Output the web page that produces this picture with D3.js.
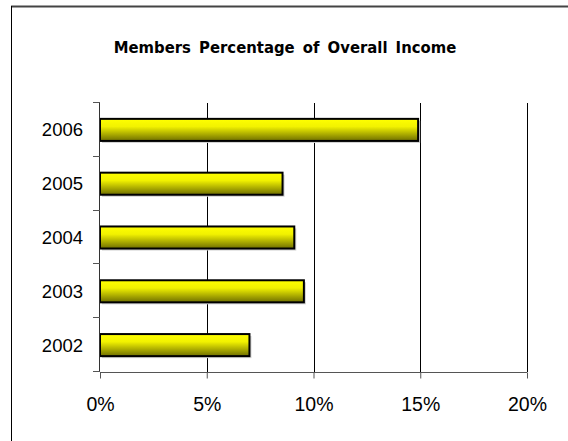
<!DOCTYPE html>
<html>
<head>
<meta charset="utf-8">
<script src="https://cdn.jsdelivr.net/npm/d3@7"></script>
<style>
	html, body { margin: 0; padding: 0; background: #fff; }
	svg { display: block; }
	.title { font-family: "Comic Sans MS", "DejaVu Sans Condensed", "DejaVu Sans", sans-serif; font-weight: bold; }
	.tick text, .cat text { font-family: "Liberation Sans", Arial, sans-serif; fill: #000; }
</style>
</head>
<body>
<div id="chart"></div>
<script>
var years = ['2002', '2003', '2004', '2005', '2006'];
var shares = [7.0, 9.55, 9.1, 8.55, 14.9];
var xTicks = [0, 5, 10, 15, 20];
var titleText = 'Members Percentage of Overall Income';

(function() {
	var width = 568, height = 441;
	var plot = { left: 100, right: 527, top: 103, bottom: 372 };

	var svg = d3.select('#chart').append('svg')
		.attr('width', width)
		.attr('height', height);

	var defs = svg.append('defs');
	var grad = defs.append('linearGradient')
		.attr('id', 'barFill')
		.attr('x1', 0).attr('y1', 0)
		.attr('x2', 0).attr('y2', 1);
	grad.append('stop').attr('offset', '0%').attr('stop-color', '#ffff00');
	grad.append('stop').attr('offset', '35%').attr('stop-color', '#f2f200');
	grad.append('stop').attr('offset', '100%').attr('stop-color', '#6e6e00');

	// frame (only top and left edges are in view)
	svg.append('line')
		.attr('x1', 11).attr('y1', 6.5).attr('x2', width).attr('y2', 6.5)
		.attr('stroke', '#444').attr('stroke-width', 2);
	svg.append('line')
		.attr('x1', 11.5).attr('y1', 6).attr('x2', 11.5).attr('y2', height)
		.attr('stroke', '#000').attr('stroke-width', 1);

	svg.append('text')
		.attr('class', 'title')
		.attr('x', 285)
		.attr('y', 53)
		.attr('text-anchor', 'middle')
		.attr('font-size', 16.5)
		.attr('word-spacing', 3)
		.text(titleText);

	var x = d3.scaleLinear()
		.domain([0, 20])
		.range([plot.left, plot.right]);
	var y = d3.scaleBand()
		.domain(years)
		.range([plot.bottom, plot.top]);
	var barH = y.bandwidth() * 0.41;

	// gridlines
	svg.append('g').selectAll('line')
		.data(xTicks.slice(1))
		.enter()
		.append('line')
		.attr('x1', function(d) { return Math.round(x(d)) + 0.5; })
		.attr('x2', function(d) { return Math.round(x(d)) + 0.5; })
		.attr('y1', plot.top)
		.attr('y2', plot.bottom)
		.attr('stroke', '#000');

	// bars with soft shadow
	var data = years.map(function(d, i) { return { year: d, value: shares[i] }; });
	var bars = svg.append('g');
	bars.selectAll('rect.shadow')
		.data(data)
		.enter()
		.append('rect')
		.attr('class', 'shadow')
		.attr('x', x(0) + 2)
		.attr('y', function(d) { return y(d.year) + (y.bandwidth() - barH) / 2 + 2; })
		.attr('width', function(d) { return x(d.value) - x(0); })
		.attr('height', barH)
		.attr('fill', '#d0d0d0');
	bars.selectAll('rect.bar')
		.data(data)
		.enter()
		.append('rect')
		.attr('class', 'bar')
		.attr('x', x(0))
		.attr('y', function(d) { return y(d.year) + (y.bandwidth() - barH) / 2; })
		.attr('width', function(d) { return x(d.value) - x(0); })
		.attr('height', barH)
		.attr('fill', 'url(#barFill)')
		.attr('stroke', '#000')
		.attr('stroke-width', 2);

	// x axis
	var xAxis = svg.append('g')
		.attr('transform', 'translate(0,' + (plot.bottom + 0.5) + ')')
		.call(d3.axisBottom(x)
			.tickValues(xTicks)
			.tickSize(6)
			.tickPadding(19)
			.tickFormat(function(d) { return d + '%'; }));
	xAxis.select('.domain').attr('stroke', '#555').attr('d', 'M' + plot.left + ',0H' + plot.right);
	xAxis.selectAll('.tick line').attr('stroke', '#555');
	xAxis.selectAll('.tick text').attr('font-size', 19.5);

	// y axis: ticks sit on the band edges
	var edges = years.map(function(d) { return y(d); }).concat([plot.bottom]);
	var yAxis = svg.append('g');
	yAxis.append('line')
		.attr('x1', plot.left - 0.5).attr('x2', plot.left - 0.5)
		.attr('y1', plot.top - 1).attr('y2', plot.bottom)
		.attr('stroke', '#333');
	yAxis.selectAll('line.tk')
		.data(edges)
		.enter()
		.append('line')
		.attr('class', 'tk')
		.attr('x1', plot.left - 7).attr('x2', plot.left)
		.attr('y1', function(d) { return Math.round(d) - 0.5; })
		.attr('y2', function(d) { return Math.round(d) - 0.5; })
		.attr('stroke', '#555');
	yAxis.append('g').attr('class', 'cat')
		.selectAll('text')
		.data(years)
		.enter()
		.append('text')
		.attr('x', 83)
		.attr('y', function(d) { return y(d) + y.bandwidth() / 2 + 6.5; })
		.attr('text-anchor', 'end')
		.attr('font-size', 18.5)
		.text(function(d) { return d; });
})();
</script>
</body>
</html>
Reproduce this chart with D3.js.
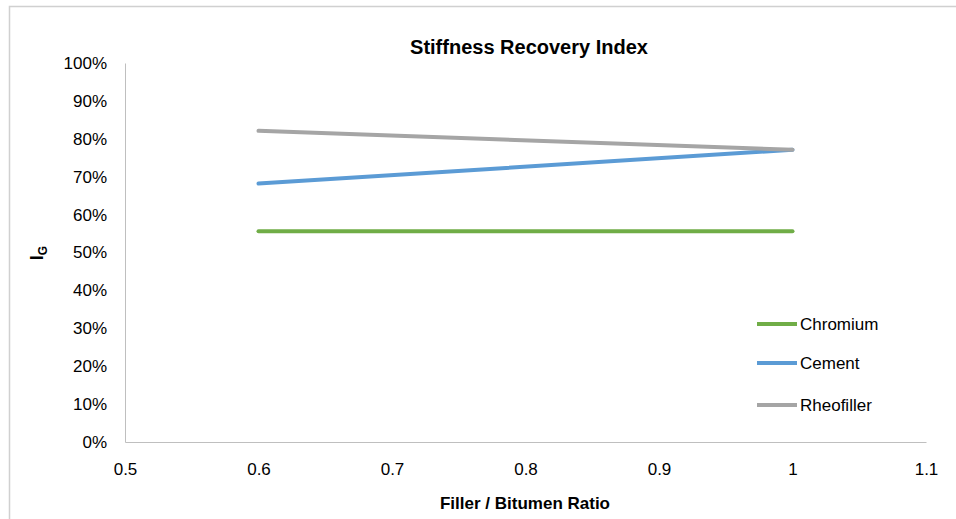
<!DOCTYPE html>
<html>
<head>
<meta charset="utf-8">
<script src="https://cdn.jsdelivr.net/npm/d3@7"></script>
<style>
  body { margin: 0; background: #fff; }
  svg { display: block; font-family: "Liberation Sans", Arial, sans-serif; }
</style>
</head>
<body>
<svg id="chart" width="956" height="519"></svg>
<script>
// data
const ratios = [0.6, 1];
const chromium = [0.556, 0.556];
const cement = [0.682, 0.771];
const rheofiller = [0.821, 0.771];
const seriesNames = ["Chromium", "Cement", "Rheofiller"];
const seriesColors = ["#70ad47", "#5b9bd5", "#a5a5a5"];
const xTicks = [0.5, 0.6, 0.7, 0.8, 0.9, 1, 1.1];
const yTicks = [0, 0.1, 0.2, 0.3, 0.4, 0.5, 0.6, 0.7, 0.8, 0.9, 1];

const svg = d3.select("svg#chart");

// outer chart frame (top + left visible)
svg.append("path")
  .attr("d", "M9.5,519 L9.5,6.5 L956,6.5")
  .attr("fill", "none")
  .attr("stroke", "#d0d0d0")
  .attr("stroke-width", 1.5);

const xScale = d3.scaleLinear().domain([0.5, 1.1]).range([125, 926]);
const yScale = d3.scaleLinear().domain([0, 1]).range([442, 63]);

// axes
const xAxis = svg.append("g")
  .attr("transform", "translate(0," + yScale(0) + ")")
  .call(d3.axisBottom(xScale).tickValues(xTicks).tickSize(0).tickPadding(21)
    .tickFormat((d) => d3.format("")(+d.toFixed(1))));
xAxis.select(".domain").attr("stroke", "#bfbfbf").attr("stroke-width", 1);
xAxis.selectAll("text").attr("font-size", 17).attr("fill", "#000")
  .attr("font-family", "Liberation Sans, Arial, sans-serif");

const yAxis = svg.append("g")
  .attr("transform", "translate(" + xScale(0.5) + ",0)")
  .call(d3.axisLeft(yScale).tickValues(yTicks).tickSize(0).tickPadding(18)
    .tickFormat(d3.format(".0%")));
yAxis.select(".domain").attr("stroke", "#bfbfbf").attr("stroke-width", 1);
yAxis.selectAll("text").attr("font-size", 17).attr("fill", "#000")
  .attr("font-family", "Liberation Sans, Arial, sans-serif");

// lines
const line = d3.line()
  .x((d) => xScale(d[0]))
  .y((d) => yScale(d[1]));

const allSeries = [chromium, cement, rheofiller];
allSeries.forEach(function (vals, i) {
  svg.append("path")
    .attr("d", line(ratios.map((r, j) => [r, vals[j]])))
    .attr("fill", "none")
    .attr("stroke", seriesColors[i])
    .attr("stroke-width", 4)
    .attr("stroke-linecap", "round");
});

// legend
const legendY = [324, 363, 405];
seriesNames.forEach(function (name, i) {
  svg.append("line")
    .attr("x1", 757).attr("x2", 797)
    .attr("y1", legendY[i]).attr("y2", legendY[i])
    .attr("stroke", seriesColors[i])
    .attr("stroke-width", 4);
  svg.append("text")
    .attr("x", 800).attr("y", legendY[i])
    .attr("dy", "0.35em")
    .attr("font-size", 17)
    .text(name);
});

// titles
svg.append("text")
  .attr("x", 529).attr("y", 54)
  .attr("text-anchor", "middle")
  .attr("font-size", 20)
  .attr("font-weight", "bold")
  .text("Stiffness Recovery Index");

svg.append("text")
  .attr("x", 525).attr("y", 509)
  .attr("text-anchor", "middle")
  .attr("font-size", 17)
  .attr("font-weight", "bold")
  .text("Filler / Bitumen Ratio");

const yTitle = svg.append("text")
  .attr("transform", "translate(43,253) rotate(-90)")
  .attr("text-anchor", "middle")
  .attr("font-size", 18)
  .attr("font-weight", "bold");
yTitle.append("tspan").text("I");
yTitle.append("tspan").attr("font-size", 12).attr("dy", 4).text("G");
</script>
</body>
</html>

§ Objective: Identify every line holding the word "chart" and copy it out.

§ Response to the exercise:
<div id="chart"></div>
	var svg = d3.select('#chart').append('svg')
Reproduce this chart with D3.js.
<svg id="chart" width="956" height="519"></svg>
const svg = d3.select("svg#chart");
// outer chart frame (top + left visible)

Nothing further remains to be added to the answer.